A small trial studying the effects of oral IFN-α on idiopathic pulmonary fibrosis resulted in disease stability in 2/3 of the subjects and improvements in chronic cough and quality of life in over 80% of evaluable subjects. Another small trial showed that low doses of oral IFN-α reduced the need for phlebotomy in the majority of subjects with polycythemia vera. And finally, ABI has been involved with numerous HIV trials with the main significant effect of oral IFN-α being increased CD4+ T-cell counts. Interferon’s ability to stimulate the immune system has been long appreciated, but in recent years with advances in the understanding of tumorigenesis and cancer therapy, interferon has come into the spotlight as an adjuvant to cancer immunotherapy. Boutsikou et al. (2017) examined a group of non-small lung cancer patients who were undergoing PD-1/PDL-1 blockade and found that those patients with higher IFN, TNF, and IL levels had improved treatment response and greater survival at 3 months. The challenge is in delivering the interferon to the tumor without causing intolerable adverse effects.
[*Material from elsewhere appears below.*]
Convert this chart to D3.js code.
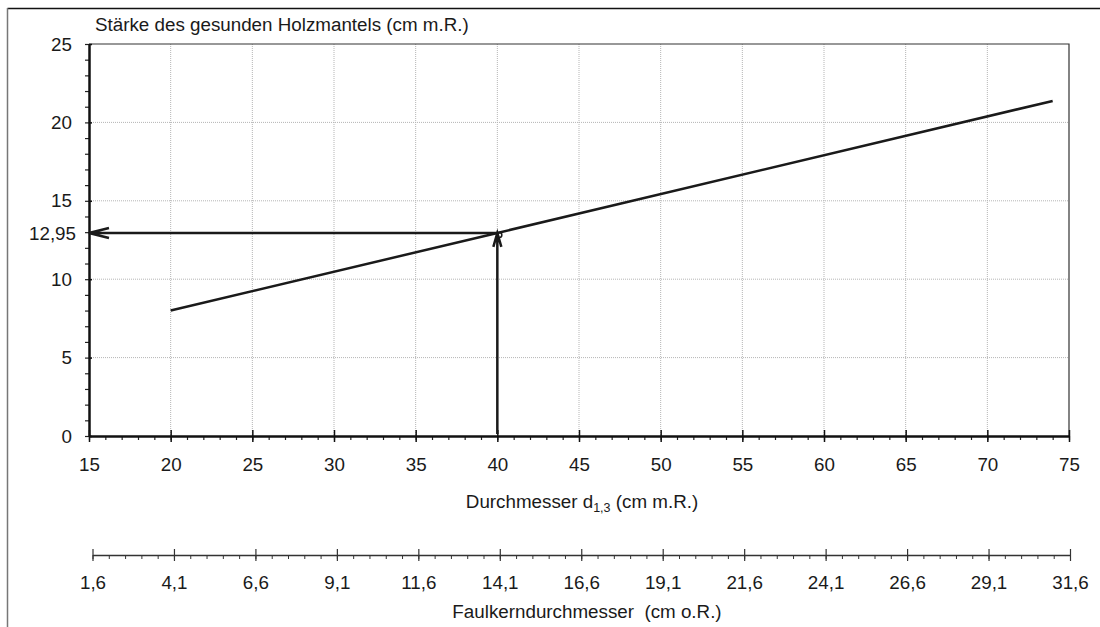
<!DOCTYPE html>
<html>
<head>
<meta charset="utf-8">
<script src="https://cdn.jsdelivr.net/npm/d3@7"></script>
<style>
  body { margin: 0; background: #fff; }
  text, tspan { font-family: "Liberation Sans", Arial, sans-serif; fill: #1a1a1a; }
</style>
</head>
<body>
<div id="chart"></div>
<script>
// line: healthy wood mantle thickness over diameter d1,3
const diameter = [20, 40, 74];
const mantle = [8.0, 12.95, 21.37];

// reading example: d1,3 = 40 -> 12,95
const readX = 40;
const readY = 12.95;

const xTicks = [15, 20, 25, 30, 35, 40, 45, 50, 55, 60, 65, 70, 75];
const yTicks = [0, 5, 10, 15, 20, 25];
const coreTicks = [1.6, 4.1, 6.6, 9.1, 11.6, 14.1, 16.6, 19.1, 21.6, 24.1, 26.6, 29.1, 31.6];

const width = 1100, height = 627;
const fs = 18.8;

const de = d3.formatLocale({decimal: ",", thousands: ".", grouping: [3], currency: ["", " €"]});
const fmt1 = de.format(".1f");
const fmt2 = de.format(".2f");

const svg = d3.select("#chart")
  .append("svg")
    .attr("width", width)
    .attr("height", height);

// outer frame (top + left)
svg.append("line")
  .attr("x1", 7.5).attr("x2", width).attr("y1", 8.5).attr("y2", 8.5)
  .attr("stroke", "#111").attr("stroke-width", 1.5);
svg.append("line")
  .attr("x1", 7.5).attr("x2", 7.5).attr("y1", 8).attr("y2", height)
  .attr("stroke", "#777").attr("stroke-width", 1.5);

const x = d3.scaleLinear().domain([15, 75]).range([89, 1069]);
const y = d3.scaleLinear().domain([0, 25]).range([436, 44]);
const x2 = d3.scaleLinear().domain([1.6, 31.6]).range([92.5, 1070]);

// dotted grid
svg.append("g")
  .selectAll("line")
  .data(xTicks.filter(d => d > 15 && d < 75))
  .join("line")
    .attr("x1", d => x(d)).attr("x2", d => x(d))
    .attr("y1", y(25)).attr("y2", y(0))
    .attr("stroke", "#b5b5b5").attr("stroke-width", 1)
    .attr("stroke-dasharray", "1,1");
svg.append("g")
  .selectAll("line")
  .data(yTicks.filter(d => d > 0 && d < 25))
  .join("line")
    .attr("x1", x(15)).attr("x2", x(75))
    .attr("y1", d => y(d)).attr("y2", d => y(d))
    .attr("stroke", "#b5b5b5").attr("stroke-width", 1)
    .attr("stroke-dasharray", "1,1");

// plot box top + right
svg.append("path")
  .attr("d", `M${x(15)},${y(25)}H${x(75)}V${y(0)}`)
  .attr("fill", "none").attr("stroke", "#333").attr("stroke-width", 1.2);

const styleText = g => g.selectAll("text")
  .attr("font-size", fs).attr("fill", "#1a1a1a")
  .style("font-family", "'Liberation Sans', Arial, sans-serif");

// y axis: minor ticks every 1, major every 5
svg.append("g")
  .attr("transform", `translate(${x(15)},0)`)
  .call(d3.axisLeft(y).tickValues(d3.range(0, 26, 1)).tickSize(4).tickFormat(""))
  .call(g => g.select(".domain").remove())
  .call(g => g.selectAll("line").attr("stroke", "#222").attr("stroke-width", 1.2));
svg.append("g")
  .attr("transform", `translate(${x(15)},0)`)
  .call(d3.axisLeft(y).tickValues(yTicks).tickSizeInner(7).tickSizeOuter(0).tickPadding(10))
  .call(g => g.select(".domain").attr("stroke", "#111").attr("stroke-width", 2.5))
  .call(g => g.selectAll(".tick line").attr("stroke", "#111").attr("stroke-width", 1.5).attr("x2", 3))
  .call(styleText);

// 12,95 label
svg.append("text")
  .attr("x", x(15) - 13).attr("y", y(readY))
  .attr("dy", "0.35em")
  .attr("text-anchor", "end")
  .attr("font-size", fs)
  .text(fmt2(readY));

// x axis: minor ticks every 1, major every 5 crossing the line
svg.append("g")
  .attr("transform", `translate(0,${y(0)})`)
  .call(d3.axisBottom(x).tickValues(d3.range(15, 76, 1)).tickSize(4).tickFormat(""))
  .call(g => g.select(".domain").remove())
  .call(g => g.selectAll("line").attr("stroke", "#222").attr("stroke-width", 1.2));
svg.append("g")
  .attr("transform", `translate(0,${y(0)})`)
  .call(d3.axisBottom(x).tickValues(xTicks).tickSizeInner(6).tickSizeOuter(0).tickPadding(16))
  .call(g => g.select(".domain").attr("stroke", "#111").attr("stroke-width", 2.5))
  .call(g => g.selectAll(".tick line").attr("stroke", "#111").attr("stroke-width", 1.5).attr("y1", -6))
  .call(styleText);

// second scale: rot core diameter
svg.append("g")
  .attr("transform", "translate(0,555)")
  .call(d3.axisBottom(x2).tickValues(d3.range(1.6, 31.61, 0.5)).tickSize(4).tickFormat(""))
  .call(g => g.select(".domain").remove())
  .call(g => g.selectAll("line").attr("stroke", "#333").attr("stroke-width", 1));
svg.append("g")
  .attr("transform", "translate(0,555)")
  .call(d3.axisBottom(x2).tickValues(coreTicks).tickSizeInner(6).tickSizeOuter(0).tickPadding(15).tickFormat(fmt1))
  .call(g => g.select(".domain").attr("stroke", "#333").attr("stroke-width", 1.5))
  .call(g => g.selectAll(".tick line").attr("stroke", "#333").attr("stroke-width", 1.2).attr("y1", -6))
  .call(styleText);

// axis titles
svg.append("text")
  .attr("x", 95).attr("y", 31)
  .attr("font-size", fs)
  .text("Stärke des gesunden Holzmantels (cm m.R.)");

const xTitle = svg.append("text")
  .attr("x", 582).attr("y", 508)
  .attr("text-anchor", "middle")
  .attr("font-size", fs);
xTitle.append("tspan").attr("fill", "#1a1a1a").text("Durchmesser d");
xTitle.append("tspan").attr("fill", "#1a1a1a").attr("font-size", 12.5).attr("dy", 4).text("1,3");
xTitle.append("tspan").attr("fill", "#1a1a1a").attr("dy", -4).text(" (cm m.R.)");

svg.append("text")
  .attr("x", 587).attr("y", 618)
  .attr("text-anchor", "middle")
  .attr("font-size", fs)
  .attr("xml:space", "preserve")
  .style("white-space", "pre")
  .text("Faulkerndurchmesser  (cm o.R.)");

// the line
const pts = diameter.map((d, i) => [d, mantle[i]]);
svg.append("path")
  .datum(pts)
  .attr("fill", "none")
  .attr("stroke", "#1a1a1a")
  .attr("stroke-width", 2.5)
  .attr("d", d3.line().x(d => x(d[0])).y(d => y(d[1])));

// reading arrows
const ax = x(readX), ay = y(readY);
svg.append("path")
  .attr("d", `M${ax},${y(0) - 2}V${ay}M${ax - 4},${ay + 14}L${ax},${ay}L${ax + 4},${ay + 14}`)
  .attr("fill", "none").attr("stroke", "#1a1a1a").attr("stroke-width", 2.5);
svg.append("path")
  .attr("d", `M${ax},${ay}H${x(15)}M${x(15) + 20},${ay - 5}L${x(15)},${ay}L${x(15) + 20},${ay + 5}`)
  .attr("fill", "none").attr("stroke", "#1a1a1a").attr("stroke-width", 2.5);
svg.append("circle")
  .attr("cx", ax + 2).attr("cy", ay + 2).attr("r", 2.5)
  .attr("fill", "none").attr("stroke", "#1a1a1a").attr("stroke-width", 1.5);
</script>
</body>
</html>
Escobar et al. are experimenting with gene therapy delivery of interferon and Stone et al. are experimenting with epigenetic interferon up-regulation in the tumor microenvironment, but both of these technologies are only testing in cell lines and murine models currently.
ABI’s low-dose oral IFN-α lozenges would be an ideal cancer therapy adjuvant in that it has systemic immune stimulating effects through acting at low doses in the oral mucosa, thus eliminating adverse effects. The company is actively seeking partnerships with other researchers, physicians, and companies to enhance the efficacy of cancer therapy by combining our low-dose oral IFN with PD-1 blockade, CART or other immunotherapies and hematopoietic stem cell transplantation, as well as in combination with chemotherapy. ABI’s low-dose oral IFN-α has been shown to reverse thrombocytopenia, which is one of the more dangerous adverse effects of chemotherapy. The company also plans to move forward in more advanced phase clinical trials on thrombocytopenia, hepatitis, and influenza.